Work to complete
Can you write out all the lines word for word, with no pictures?

Data lines
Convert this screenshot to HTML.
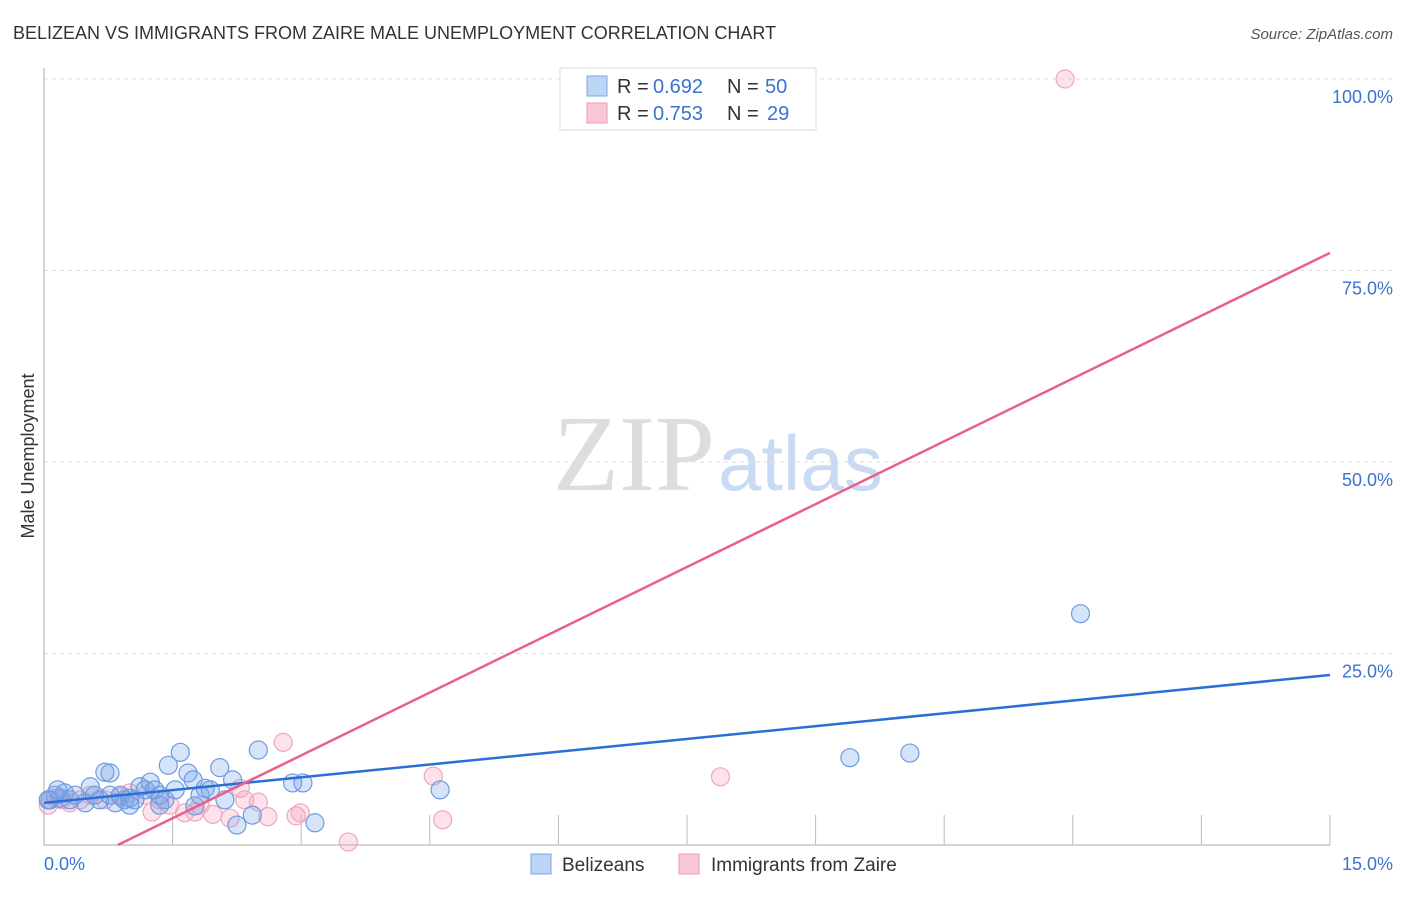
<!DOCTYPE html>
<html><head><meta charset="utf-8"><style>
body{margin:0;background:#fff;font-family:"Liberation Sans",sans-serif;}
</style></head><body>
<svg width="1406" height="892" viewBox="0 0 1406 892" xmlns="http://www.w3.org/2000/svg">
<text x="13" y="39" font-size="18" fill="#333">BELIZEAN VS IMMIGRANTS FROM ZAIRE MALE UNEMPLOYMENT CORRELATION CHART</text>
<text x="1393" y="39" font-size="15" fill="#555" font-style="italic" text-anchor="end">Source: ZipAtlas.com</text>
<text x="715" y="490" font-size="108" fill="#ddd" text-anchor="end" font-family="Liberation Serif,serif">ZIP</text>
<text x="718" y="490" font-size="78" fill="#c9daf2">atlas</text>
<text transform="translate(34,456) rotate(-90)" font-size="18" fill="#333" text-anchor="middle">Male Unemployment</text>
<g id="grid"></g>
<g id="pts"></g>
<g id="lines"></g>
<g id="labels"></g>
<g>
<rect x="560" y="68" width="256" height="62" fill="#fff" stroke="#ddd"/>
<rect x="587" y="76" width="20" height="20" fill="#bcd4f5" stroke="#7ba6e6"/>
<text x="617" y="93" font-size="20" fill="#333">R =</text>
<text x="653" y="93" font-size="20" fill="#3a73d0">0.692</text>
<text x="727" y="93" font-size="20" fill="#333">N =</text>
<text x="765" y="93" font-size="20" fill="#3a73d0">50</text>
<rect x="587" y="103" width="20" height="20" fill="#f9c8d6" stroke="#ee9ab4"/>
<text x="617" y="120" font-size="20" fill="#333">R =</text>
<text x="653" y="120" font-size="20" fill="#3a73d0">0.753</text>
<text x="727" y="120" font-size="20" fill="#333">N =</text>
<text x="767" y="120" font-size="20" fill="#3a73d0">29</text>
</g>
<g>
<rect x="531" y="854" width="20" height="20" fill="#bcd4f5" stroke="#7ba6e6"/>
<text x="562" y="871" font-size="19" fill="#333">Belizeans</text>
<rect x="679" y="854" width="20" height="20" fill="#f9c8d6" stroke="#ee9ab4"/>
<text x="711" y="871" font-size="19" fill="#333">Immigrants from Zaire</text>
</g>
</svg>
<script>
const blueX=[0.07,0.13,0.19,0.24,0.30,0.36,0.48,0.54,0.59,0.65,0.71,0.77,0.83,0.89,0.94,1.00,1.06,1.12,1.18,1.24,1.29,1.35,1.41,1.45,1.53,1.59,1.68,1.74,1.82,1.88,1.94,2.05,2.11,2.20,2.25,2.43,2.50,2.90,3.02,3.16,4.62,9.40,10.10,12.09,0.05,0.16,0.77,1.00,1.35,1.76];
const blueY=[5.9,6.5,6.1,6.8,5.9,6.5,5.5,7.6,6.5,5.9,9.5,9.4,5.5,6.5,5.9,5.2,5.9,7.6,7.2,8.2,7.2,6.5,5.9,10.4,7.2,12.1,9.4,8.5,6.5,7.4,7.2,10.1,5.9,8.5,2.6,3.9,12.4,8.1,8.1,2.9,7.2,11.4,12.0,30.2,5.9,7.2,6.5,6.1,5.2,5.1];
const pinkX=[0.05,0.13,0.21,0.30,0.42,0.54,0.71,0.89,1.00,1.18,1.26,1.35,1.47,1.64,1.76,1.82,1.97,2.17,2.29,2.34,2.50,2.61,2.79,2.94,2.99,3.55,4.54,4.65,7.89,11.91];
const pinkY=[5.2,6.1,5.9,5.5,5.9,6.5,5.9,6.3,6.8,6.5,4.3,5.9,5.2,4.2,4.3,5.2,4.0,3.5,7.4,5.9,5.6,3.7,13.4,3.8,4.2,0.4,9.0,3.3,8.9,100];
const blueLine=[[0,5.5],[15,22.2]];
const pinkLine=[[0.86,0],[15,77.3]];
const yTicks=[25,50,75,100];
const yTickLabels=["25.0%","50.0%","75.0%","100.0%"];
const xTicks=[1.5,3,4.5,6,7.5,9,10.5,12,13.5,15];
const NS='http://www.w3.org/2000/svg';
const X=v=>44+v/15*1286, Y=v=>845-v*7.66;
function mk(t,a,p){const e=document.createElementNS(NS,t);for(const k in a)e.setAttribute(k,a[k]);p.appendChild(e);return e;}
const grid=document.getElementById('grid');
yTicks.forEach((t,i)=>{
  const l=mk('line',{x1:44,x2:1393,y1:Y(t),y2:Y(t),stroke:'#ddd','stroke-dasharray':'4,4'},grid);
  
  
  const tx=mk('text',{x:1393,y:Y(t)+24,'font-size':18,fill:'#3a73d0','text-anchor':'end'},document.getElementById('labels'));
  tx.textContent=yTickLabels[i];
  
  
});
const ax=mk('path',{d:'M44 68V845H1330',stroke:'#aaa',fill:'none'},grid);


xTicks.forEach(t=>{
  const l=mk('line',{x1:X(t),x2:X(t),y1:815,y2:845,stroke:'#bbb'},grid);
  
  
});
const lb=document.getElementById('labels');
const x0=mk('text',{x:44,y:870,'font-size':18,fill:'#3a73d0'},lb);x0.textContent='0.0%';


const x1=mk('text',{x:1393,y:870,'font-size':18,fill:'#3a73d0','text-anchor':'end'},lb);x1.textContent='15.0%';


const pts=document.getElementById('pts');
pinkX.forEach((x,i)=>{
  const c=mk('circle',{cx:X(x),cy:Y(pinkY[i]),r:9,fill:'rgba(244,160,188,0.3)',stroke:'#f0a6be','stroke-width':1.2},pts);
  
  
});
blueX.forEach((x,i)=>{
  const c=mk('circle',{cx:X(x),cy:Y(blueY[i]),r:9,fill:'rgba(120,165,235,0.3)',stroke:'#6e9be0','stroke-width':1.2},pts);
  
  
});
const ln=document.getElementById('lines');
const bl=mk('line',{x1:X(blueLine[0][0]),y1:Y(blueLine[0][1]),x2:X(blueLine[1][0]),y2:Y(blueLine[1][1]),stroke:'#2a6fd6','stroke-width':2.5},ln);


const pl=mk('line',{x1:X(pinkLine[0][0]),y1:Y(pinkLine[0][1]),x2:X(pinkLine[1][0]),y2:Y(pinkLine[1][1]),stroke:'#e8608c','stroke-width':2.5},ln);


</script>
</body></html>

Answer for the task
Convert this screenshot to HTML.
<!DOCTYPE html>
<html><head><meta charset="utf-8"><style>
body{margin:0;background:#fff;font-family:"Liberation Sans",sans-serif;}
</style></head><body>
<svg width="1406" height="892" viewBox="0 0 1406 892" xmlns="http://www.w3.org/2000/svg">
<text x="13" y="39" font-size="18" fill="#333">BELIZEAN VS IMMIGRANTS FROM ZAIRE MALE UNEMPLOYMENT CORRELATION CHART</text>
<text x="1393" y="39" font-size="15" fill="#555" font-style="italic" text-anchor="end">Source: ZipAtlas.com</text>
<text x="715" y="490" font-size="108" fill="#ddd" text-anchor="end" font-family="Liberation Serif,serif">ZIP</text>
<text x="718" y="490" font-size="78" fill="#c9daf2">atlas</text>
<text transform="translate(34,456) rotate(-90)" font-size="18" fill="#333" text-anchor="middle">Male Unemployment</text>
<g id="grid"></g>
<g id="pts"></g>
<g id="lines"></g>
<g id="labels"></g>
<g>
<rect x="560" y="68" width="256" height="62" fill="#fff" stroke="#ddd"/>
<rect x="587" y="76" width="20" height="20" fill="#bcd4f5" stroke="#7ba6e6"/>
<text x="617" y="93" font-size="20" fill="#333">R =</text>
<text x="653" y="93" font-size="20" fill="#3a73d0">0.692</text>
<text x="727" y="93" font-size="20" fill="#333">N =</text>
<text x="765" y="93" font-size="20" fill="#3a73d0">50</text>
<rect x="587" y="103" width="20" height="20" fill="#f9c8d6" stroke="#ee9ab4"/>
<text x="617" y="120" font-size="20" fill="#333">R =</text>
<text x="653" y="120" font-size="20" fill="#3a73d0">0.753</text>
<text x="727" y="120" font-size="20" fill="#333">N =</text>
<text x="767" y="120" font-size="20" fill="#3a73d0">29</text>
</g>
<g>
<rect x="531" y="854" width="20" height="20" fill="#bcd4f5" stroke="#7ba6e6"/>
<text x="562" y="871" font-size="19" fill="#333">Belizeans</text>
<rect x="679" y="854" width="20" height="20" fill="#f9c8d6" stroke="#ee9ab4"/>
<text x="711" y="871" font-size="19" fill="#333">Immigrants from Zaire</text>
</g>
</svg>
<script>
const blueX=[0.07,0.13,0.19,0.24,0.30,0.36,0.48,0.54,0.59,0.65,0.71,0.77,0.83,0.89,0.94,1.00,1.06,1.12,1.18,1.24,1.29,1.35,1.41,1.45,1.53,1.59,1.68,1.74,1.82,1.88,1.94,2.05,2.11,2.20,2.25,2.43,2.50,2.90,3.02,3.16,4.62,9.40,10.10,12.09,0.05,0.16,0.77,1.00,1.35,1.76];
const blueY=[5.9,6.5,6.1,6.8,5.9,6.5,5.5,7.6,6.5,5.9,9.5,9.4,5.5,6.5,5.9,5.2,5.9,7.6,7.2,8.2,7.2,6.5,5.9,10.4,7.2,12.1,9.4,8.5,6.5,7.4,7.2,10.1,5.9,8.5,2.6,3.9,12.4,8.1,8.1,2.9,7.2,11.4,12.0,30.2,5.9,7.2,6.5,6.1,5.2,5.1];
const pinkX=[0.05,0.13,0.21,0.30,0.42,0.54,0.71,0.89,1.00,1.18,1.26,1.35,1.47,1.64,1.76,1.82,1.97,2.17,2.29,2.34,2.50,2.61,2.79,2.94,2.99,3.55,4.54,4.65,7.89,11.91];
const pinkY=[5.2,6.1,5.9,5.5,5.9,6.5,5.9,6.3,6.8,6.5,4.3,5.9,5.2,4.2,4.3,5.2,4.0,3.5,7.4,5.9,5.6,3.7,13.4,3.8,4.2,0.4,9.0,3.3,8.9,100];
const blueLine=[[0,5.5],[15,22.2]];
const pinkLine=[[0.86,0],[15,77.3]];
const yTicks=[25,50,75,100];
const yTickLabels=["25.0%","50.0%","75.0%","100.0%"];
const xTicks=[1.5,3,4.5,6,7.5,9,10.5,12,13.5,15];
const NS='http://www.w3.org/2000/svg';
const X=v=>44+v/15*1286, Y=v=>845-v*7.66;
function mk(t,a,p){const e=document.createElementNS(NS,t);for(const k in a)e.setAttribute(k,a[k]);p.appendChild(e);return e;}
const grid=document.getElementById('grid');
yTicks.forEach((t,i)=>{
  const l=mk('line',{x1:44,x2:1393,y1:Y(t),y2:Y(t),stroke:'#ddd','stroke-dasharray':'4,4'},grid);
  
  
  const tx=mk('text',{x:1393,y:Y(t)+24,'font-size':18,fill:'#3a73d0','text-anchor':'end'},document.getElementById('labels'));
  tx.textContent=yTickLabels[i];
  
  
});
const ax=mk('path',{d:'M44 68V845H1330',stroke:'#aaa',fill:'none'},grid);


xTicks.forEach(t=>{
  const l=mk('line',{x1:X(t),x2:X(t),y1:815,y2:845,stroke:'#bbb'},grid);
  
  
});
const lb=document.getElementById('labels');
const x0=mk('text',{x:44,y:870,'font-size':18,fill:'#3a73d0'},lb);x0.textContent='0.0%';


const x1=mk('text',{x:1393,y:870,'font-size':18,fill:'#3a73d0','text-anchor':'end'},lb);x1.textContent='15.0%';


const pts=document.getElementById('pts');
pinkX.forEach((x,i)=>{
  const c=mk('circle',{cx:X(x),cy:Y(pinkY[i]),r:9,fill:'rgba(244,160,188,0.3)',stroke:'#f0a6be','stroke-width':1.2},pts);
  
  
});
blueX.forEach((x,i)=>{
  const c=mk('circle',{cx:X(x),cy:Y(blueY[i]),r:9,fill:'rgba(120,165,235,0.3)',stroke:'#6e9be0','stroke-width':1.2},pts);
  
  
});
const ln=document.getElementById('lines');
const bl=mk('line',{x1:X(blueLine[0][0]),y1:Y(blueLine[0][1]),x2:X(blueLine[1][0]),y2:Y(blueLine[1][1]),stroke:'#2a6fd6','stroke-width':2.5},ln);


const pl=mk('line',{x1:X(pinkLine[0][0]),y1:Y(pinkLine[0][1]),x2:X(pinkLine[1][0]),y2:Y(pinkLine[1][1]),stroke:'#e8608c','stroke-width':2.5},ln);


</script>
</body></html>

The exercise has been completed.